At least it does tell you the number of errors a worker had, and also the number of client errors. That way you can check quickly, if there are more errors than client errors, and by pollling the values, you can find out how often and during which times things are happening. Only counters though, no per incodent information.

The page can be configured to return machine readable content. Have al look at:

http://tomcat.apache.org/connectors-doc/reference/status.html

If possible I'll have some more information in a day or so from
this...


cheers


Tim

Regards,

Rainer


________________________________

From: Rainer Jung [mailto:[EMAIL PROTECTED] Sent: Mon
10/12/2007 12:11 To: Tomcat Users List Subject: Re: ISAPI JK2 ran
better than JK, how can that be?



Hi Tim,

[EMAIL PROTECTED] wrote:
OK,

So our website keeps crashing over the past couple of weeks (usual story on this list eh?)

Not really (although a users list is always focused on problems and
not on the working side of things ...)

We've been running JK isapi plugin v1.2.15 for a fair while, but
the isapi redirector log always contains huge numbers of errors
being thrown (see snippet below). We were getting a complete
failure of IIS to serve traffic, solved only by a restart of IIS
and Tomcat.

Very recently we moved up to v1.2.25 in the hope of improving performance but it seems to have little effect- we're still getting
 high numbers of 503 responses sent back (maybe 5+ per minute). We
do however now serve static resources from IIS to reduce the use of
the ISAPI calls where possible.

The error number 2746 is hex for 10054, which is a connection reset
by peer winsock error. peer in this case is your IIS client (browser
etc.).

Often this is caused by long running requests, where the users press
the retry/again button. Then the browser immediately closes the
connection and uses a new one for the same request. When you are
sending back the response later, the closed connection gets detected
and logged.

You should configure logging of response durations to find out, if
maybe you've got a problem with long running requests. You can do
that using the JK request logging, or with the Tomcat access log (add
format %D to your pattern, which is duration milliseconds).

Usually this does *not* mean, that restarting IIS or Tomcat will
help.

Concerning Tomcat: you should do a couple of thread dumps before restarting it. That way you can find out, if lots of requests got
stuck inside the container, and if so, what they are actually doing
or waiting for.

Concerning IIS: does "netstat -an" look fine, once you think you need
to restart?

But here's the kicker: - previously this year we were still using a
 JK2 isapi_redirector2.dll, and that seemed to be serving
comparable traffic rates with fewer errors (certainly no complete
failures). No hard data to support this yet, just my recollection
of serious outages over the past couple of years.

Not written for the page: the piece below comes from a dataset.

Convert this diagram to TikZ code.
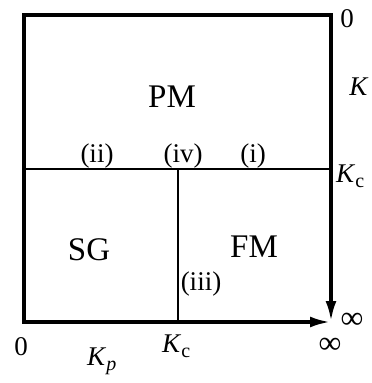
\documentclass[tikz,border=0pt]{standalone}
\usepackage{fontspec}
\setmainfont{Liberation Serif}
\usetikzlibrary{arrows.meta}
\newcommand{\subc}[1]{\raisebox{-0.22em}{\fontsize{20}{20}\selectfont #1}}
\tikzset{
  frame/.style={line width=3.2pt},
  divider/.style={line width=1.5pt},
  axisarrow/.style={line width=3.2pt,-{Latex[length=20pt,width=11pt]}},
  small/.style={font=\fontsize{27}{30}\selectfont, inner sep=0pt, anchor=base},
  big/.style={font=\fontsize{33}{38}\selectfont, inner sep=0pt, anchor=base},
  infty/.style={font=\fontsize{32}{34}\selectfont, inner sep=0pt, anchor=center},
}
\begin{document}
\begin{tikzpicture}[x=1pt,y=-1pt]
\useasboundingbox (0,0) rectangle (372,383);
\coordinate (TL) at (24,15);
\coordinate (TR) at (331,15);
\coordinate (BL) at (24,322);
\coordinate (BR) at (331,321);
\coordinate (BX) at (330,322);
\coordinate (ML) at (24,169);
\coordinate (MR) at (331,169);
\coordinate (MC) at (178,169);
\coordinate (BC) at (178,322);
\draw[frame, line cap=rect] (BL) -- (TL) -- (TR);
\draw[axisarrow] (TR) -- (BR);
\draw[axisarrow] (BL) -- (BX);
\draw[divider] (ML) -- (MR);
\draw[divider] (MC) -- (BC);
% region labels
\node[big] (pm) at (172,107) {PM};
\node[big] (sg) at (89,260) {SG};
\node[big] (fm) at (254,257) {FM};
\node[small] (ii) at (97,162) {(ii)};
\node[small] (iv) at (183,162) {(iv)};
\node[small] (i) at (253,162) {(i)};
\node[small] (iii) at (201,290) {(iii)};
% axis labels
\node[small] (z1) at (347,27) {0};
\node[small] (K) at (359,95) {\textit{K}};
\node[small,anchor=base west] (Kc1) at (336,182) {\textit{K}\subc{c}};
\node[infty] (inf1) at (352,321) {∞};
\node[infty] (inf2) at (330,346) {∞};
\node[small] (z2) at (21,355) {0};
\node[small,anchor=base west] (Kp) at (87,365) {\textit{K}\subc{\textit{p}}};
\node[small,anchor=base west] (Kc2) at (162,352) {\textit{K}\subc{c}};
\end{tikzpicture}
\end{document}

I think, we should make a distinction between the number of log
messages (here we simply might be more detailed with JK) and serious
problems, like the container no longer responding, or responding to
slowly.

AWStats on our log files suggests our incident traffic is ~7
million pages per month, peaking at lunchtime & early evening at
perhaps 3-5 reqs/sec.

That's not a lot of traffic. What are average response times? Is it usual webapp load, or very special use cases, like long running
uploads or downloads?

Scaling to multiple tomcats is not an option right now due to 3rd party license costs in the webapp (its a CMS system).

The request numbers seem not to support scaling horicontally like an option, that you should consoder already (except request handling is very CPU intensive, or you need a lot of memory, or ...).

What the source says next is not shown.